GOAL =>
From the listing below, select every line where the word "that" appears.

DATA FOR PROCESSING =>
:::::

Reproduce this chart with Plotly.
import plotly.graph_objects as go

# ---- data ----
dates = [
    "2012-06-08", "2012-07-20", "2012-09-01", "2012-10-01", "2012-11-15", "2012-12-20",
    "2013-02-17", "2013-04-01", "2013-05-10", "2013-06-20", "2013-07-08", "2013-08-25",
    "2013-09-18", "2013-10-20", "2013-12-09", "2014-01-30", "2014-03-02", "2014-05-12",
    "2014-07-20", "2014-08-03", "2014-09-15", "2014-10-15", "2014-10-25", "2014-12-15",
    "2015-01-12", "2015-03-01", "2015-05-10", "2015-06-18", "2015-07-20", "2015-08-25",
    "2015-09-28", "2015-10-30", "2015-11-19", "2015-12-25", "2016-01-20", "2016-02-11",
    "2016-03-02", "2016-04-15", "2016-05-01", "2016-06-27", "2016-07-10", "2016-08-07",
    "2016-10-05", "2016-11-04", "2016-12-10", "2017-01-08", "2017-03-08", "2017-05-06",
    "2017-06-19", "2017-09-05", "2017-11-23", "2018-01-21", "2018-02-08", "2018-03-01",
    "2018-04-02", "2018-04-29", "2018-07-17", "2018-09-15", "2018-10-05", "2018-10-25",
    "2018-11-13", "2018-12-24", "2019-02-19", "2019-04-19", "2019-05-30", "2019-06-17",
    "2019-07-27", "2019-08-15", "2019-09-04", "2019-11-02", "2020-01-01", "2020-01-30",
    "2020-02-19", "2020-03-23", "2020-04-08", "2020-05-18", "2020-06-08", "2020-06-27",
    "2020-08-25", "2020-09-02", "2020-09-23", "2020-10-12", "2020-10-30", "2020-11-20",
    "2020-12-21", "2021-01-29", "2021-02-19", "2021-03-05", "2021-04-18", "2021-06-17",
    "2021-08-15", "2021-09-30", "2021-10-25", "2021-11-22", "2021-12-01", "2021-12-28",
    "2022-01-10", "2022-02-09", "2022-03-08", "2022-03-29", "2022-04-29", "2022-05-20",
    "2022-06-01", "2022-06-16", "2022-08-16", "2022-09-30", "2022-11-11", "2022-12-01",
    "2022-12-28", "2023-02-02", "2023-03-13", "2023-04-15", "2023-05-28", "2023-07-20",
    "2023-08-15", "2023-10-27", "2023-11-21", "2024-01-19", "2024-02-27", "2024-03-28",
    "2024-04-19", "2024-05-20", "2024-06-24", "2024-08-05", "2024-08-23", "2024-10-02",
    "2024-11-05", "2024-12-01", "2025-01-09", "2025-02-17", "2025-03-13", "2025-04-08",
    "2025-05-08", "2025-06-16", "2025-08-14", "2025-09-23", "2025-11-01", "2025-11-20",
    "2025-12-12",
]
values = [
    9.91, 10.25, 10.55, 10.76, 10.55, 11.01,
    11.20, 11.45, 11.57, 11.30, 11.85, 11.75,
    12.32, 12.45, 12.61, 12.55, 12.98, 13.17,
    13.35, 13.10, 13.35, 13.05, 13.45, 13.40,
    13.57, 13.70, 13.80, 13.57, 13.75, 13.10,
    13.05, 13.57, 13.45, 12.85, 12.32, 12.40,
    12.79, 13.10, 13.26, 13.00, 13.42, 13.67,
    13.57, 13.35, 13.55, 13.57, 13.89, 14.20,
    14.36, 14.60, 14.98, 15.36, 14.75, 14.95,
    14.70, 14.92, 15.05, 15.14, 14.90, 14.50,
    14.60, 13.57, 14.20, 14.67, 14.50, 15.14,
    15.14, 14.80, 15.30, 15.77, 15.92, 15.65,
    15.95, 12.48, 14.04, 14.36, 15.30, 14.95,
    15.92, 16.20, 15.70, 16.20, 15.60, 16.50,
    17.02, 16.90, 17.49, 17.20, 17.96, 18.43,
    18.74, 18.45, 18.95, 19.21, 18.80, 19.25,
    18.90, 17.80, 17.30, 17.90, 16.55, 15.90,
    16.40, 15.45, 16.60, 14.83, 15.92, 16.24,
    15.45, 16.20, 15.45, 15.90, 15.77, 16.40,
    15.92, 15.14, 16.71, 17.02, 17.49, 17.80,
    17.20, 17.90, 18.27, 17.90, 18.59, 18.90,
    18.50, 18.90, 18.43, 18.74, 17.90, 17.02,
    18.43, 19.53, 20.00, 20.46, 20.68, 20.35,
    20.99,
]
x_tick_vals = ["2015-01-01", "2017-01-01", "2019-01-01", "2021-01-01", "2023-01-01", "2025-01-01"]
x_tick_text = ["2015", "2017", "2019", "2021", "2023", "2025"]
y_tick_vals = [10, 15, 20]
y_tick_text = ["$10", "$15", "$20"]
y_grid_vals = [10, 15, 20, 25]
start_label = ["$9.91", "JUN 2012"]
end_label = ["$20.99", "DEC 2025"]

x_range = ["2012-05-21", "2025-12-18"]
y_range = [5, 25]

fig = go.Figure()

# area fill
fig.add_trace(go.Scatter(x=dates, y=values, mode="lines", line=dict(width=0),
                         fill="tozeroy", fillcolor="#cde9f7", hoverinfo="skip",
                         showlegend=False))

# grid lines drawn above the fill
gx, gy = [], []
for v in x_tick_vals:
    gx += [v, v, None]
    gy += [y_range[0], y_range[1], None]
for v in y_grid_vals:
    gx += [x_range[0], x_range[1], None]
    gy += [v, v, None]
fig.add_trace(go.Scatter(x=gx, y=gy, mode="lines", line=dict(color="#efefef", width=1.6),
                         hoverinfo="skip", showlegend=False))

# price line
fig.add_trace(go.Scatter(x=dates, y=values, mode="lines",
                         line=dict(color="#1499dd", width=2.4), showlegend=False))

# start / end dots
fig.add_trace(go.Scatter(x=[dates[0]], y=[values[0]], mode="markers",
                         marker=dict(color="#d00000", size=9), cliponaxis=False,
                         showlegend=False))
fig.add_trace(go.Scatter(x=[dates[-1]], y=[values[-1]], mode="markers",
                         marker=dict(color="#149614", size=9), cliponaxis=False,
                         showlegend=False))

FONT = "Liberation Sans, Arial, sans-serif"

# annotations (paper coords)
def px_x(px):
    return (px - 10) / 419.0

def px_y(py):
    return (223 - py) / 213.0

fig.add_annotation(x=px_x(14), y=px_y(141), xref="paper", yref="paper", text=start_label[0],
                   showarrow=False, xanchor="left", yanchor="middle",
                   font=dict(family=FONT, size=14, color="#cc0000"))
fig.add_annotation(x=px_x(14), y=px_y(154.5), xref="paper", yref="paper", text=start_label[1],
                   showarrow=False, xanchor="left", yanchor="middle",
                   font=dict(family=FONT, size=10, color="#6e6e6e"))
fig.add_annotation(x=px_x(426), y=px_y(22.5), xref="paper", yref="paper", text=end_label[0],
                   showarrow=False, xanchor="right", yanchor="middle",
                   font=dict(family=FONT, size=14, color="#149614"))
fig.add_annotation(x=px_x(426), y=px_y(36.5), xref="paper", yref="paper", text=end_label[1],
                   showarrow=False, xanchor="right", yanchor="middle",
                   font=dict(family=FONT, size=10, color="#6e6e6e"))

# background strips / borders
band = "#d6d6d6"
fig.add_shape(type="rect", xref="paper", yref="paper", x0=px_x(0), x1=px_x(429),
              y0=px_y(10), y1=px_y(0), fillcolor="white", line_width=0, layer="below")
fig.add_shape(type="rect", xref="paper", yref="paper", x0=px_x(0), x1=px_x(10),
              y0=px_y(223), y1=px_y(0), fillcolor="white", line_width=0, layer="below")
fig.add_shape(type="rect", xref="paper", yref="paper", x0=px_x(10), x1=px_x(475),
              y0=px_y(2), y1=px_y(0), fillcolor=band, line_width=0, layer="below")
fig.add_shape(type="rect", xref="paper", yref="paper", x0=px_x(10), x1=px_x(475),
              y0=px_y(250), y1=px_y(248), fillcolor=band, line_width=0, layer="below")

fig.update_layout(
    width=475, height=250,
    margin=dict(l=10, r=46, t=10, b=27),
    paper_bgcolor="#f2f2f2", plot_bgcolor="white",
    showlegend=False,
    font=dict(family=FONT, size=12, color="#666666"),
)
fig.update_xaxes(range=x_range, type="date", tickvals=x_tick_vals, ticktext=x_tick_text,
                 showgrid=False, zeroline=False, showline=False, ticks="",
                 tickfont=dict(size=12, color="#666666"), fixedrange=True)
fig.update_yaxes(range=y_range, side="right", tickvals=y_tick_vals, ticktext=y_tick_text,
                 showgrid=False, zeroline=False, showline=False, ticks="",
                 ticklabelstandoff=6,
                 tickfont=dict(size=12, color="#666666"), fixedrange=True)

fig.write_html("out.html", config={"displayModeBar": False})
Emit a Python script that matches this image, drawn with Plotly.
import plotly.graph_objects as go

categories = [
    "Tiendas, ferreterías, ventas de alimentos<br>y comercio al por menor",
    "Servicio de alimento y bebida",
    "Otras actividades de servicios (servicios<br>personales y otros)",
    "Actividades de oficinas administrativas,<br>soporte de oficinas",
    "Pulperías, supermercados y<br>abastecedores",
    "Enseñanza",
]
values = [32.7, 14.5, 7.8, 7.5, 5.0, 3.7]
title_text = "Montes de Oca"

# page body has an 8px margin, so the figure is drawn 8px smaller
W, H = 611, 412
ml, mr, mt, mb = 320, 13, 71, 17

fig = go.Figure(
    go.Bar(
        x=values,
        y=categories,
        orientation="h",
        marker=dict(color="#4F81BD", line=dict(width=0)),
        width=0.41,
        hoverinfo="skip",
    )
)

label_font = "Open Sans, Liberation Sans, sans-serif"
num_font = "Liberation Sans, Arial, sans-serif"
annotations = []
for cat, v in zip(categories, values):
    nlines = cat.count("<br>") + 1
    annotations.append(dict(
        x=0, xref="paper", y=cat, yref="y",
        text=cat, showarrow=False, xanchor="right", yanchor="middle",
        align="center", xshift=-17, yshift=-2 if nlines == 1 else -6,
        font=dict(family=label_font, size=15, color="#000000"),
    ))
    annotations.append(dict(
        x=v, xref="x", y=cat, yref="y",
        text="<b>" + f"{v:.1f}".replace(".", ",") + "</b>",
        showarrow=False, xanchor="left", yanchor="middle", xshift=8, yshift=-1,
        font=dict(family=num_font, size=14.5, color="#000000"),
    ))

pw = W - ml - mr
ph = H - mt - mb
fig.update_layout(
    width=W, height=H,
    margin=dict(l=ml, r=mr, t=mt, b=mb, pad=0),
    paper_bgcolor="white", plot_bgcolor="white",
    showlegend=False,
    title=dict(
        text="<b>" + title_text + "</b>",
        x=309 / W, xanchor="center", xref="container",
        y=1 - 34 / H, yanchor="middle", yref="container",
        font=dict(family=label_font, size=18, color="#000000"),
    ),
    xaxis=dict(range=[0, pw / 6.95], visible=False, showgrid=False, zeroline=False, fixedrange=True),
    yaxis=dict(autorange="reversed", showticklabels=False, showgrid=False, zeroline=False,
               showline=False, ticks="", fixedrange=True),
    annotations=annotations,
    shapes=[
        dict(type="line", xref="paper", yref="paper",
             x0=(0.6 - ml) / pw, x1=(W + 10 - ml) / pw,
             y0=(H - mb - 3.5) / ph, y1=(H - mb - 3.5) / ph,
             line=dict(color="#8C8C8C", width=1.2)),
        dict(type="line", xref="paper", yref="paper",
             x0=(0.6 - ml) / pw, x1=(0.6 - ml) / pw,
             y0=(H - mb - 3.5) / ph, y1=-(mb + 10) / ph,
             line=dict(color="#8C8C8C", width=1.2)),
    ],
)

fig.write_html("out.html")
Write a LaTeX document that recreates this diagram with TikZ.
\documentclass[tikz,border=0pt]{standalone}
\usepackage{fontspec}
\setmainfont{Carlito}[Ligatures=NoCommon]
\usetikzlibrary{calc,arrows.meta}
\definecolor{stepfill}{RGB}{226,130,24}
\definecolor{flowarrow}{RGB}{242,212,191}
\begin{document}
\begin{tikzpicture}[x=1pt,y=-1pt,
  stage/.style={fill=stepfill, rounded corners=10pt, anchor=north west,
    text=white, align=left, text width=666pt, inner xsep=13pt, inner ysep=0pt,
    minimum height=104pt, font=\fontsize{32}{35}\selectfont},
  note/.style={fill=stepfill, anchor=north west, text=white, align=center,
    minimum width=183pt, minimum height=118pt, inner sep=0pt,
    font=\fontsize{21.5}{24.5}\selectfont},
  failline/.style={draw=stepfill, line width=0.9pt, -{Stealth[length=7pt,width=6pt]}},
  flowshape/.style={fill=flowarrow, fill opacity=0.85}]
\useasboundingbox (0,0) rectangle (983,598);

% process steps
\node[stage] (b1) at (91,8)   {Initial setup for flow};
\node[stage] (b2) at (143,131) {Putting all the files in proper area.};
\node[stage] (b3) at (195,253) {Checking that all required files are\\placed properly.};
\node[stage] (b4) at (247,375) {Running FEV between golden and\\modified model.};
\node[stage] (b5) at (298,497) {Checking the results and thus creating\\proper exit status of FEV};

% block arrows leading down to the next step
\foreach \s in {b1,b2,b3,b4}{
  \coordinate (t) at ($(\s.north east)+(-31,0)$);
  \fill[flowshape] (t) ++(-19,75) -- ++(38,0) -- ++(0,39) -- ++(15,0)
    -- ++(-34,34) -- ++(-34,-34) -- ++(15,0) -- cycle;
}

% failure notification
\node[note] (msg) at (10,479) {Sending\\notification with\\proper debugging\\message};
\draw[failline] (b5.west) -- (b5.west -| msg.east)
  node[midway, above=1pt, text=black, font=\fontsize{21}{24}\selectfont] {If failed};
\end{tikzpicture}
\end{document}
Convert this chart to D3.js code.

:::::

FINISHED EXERCISE =>
Emit a Python script that matches this image, drawn with Plotly.
Write a LaTeX document that recreates this diagram with TikZ.
\node[stage] (b3) at (195,253) {Checking that all required files are\\placed properly.};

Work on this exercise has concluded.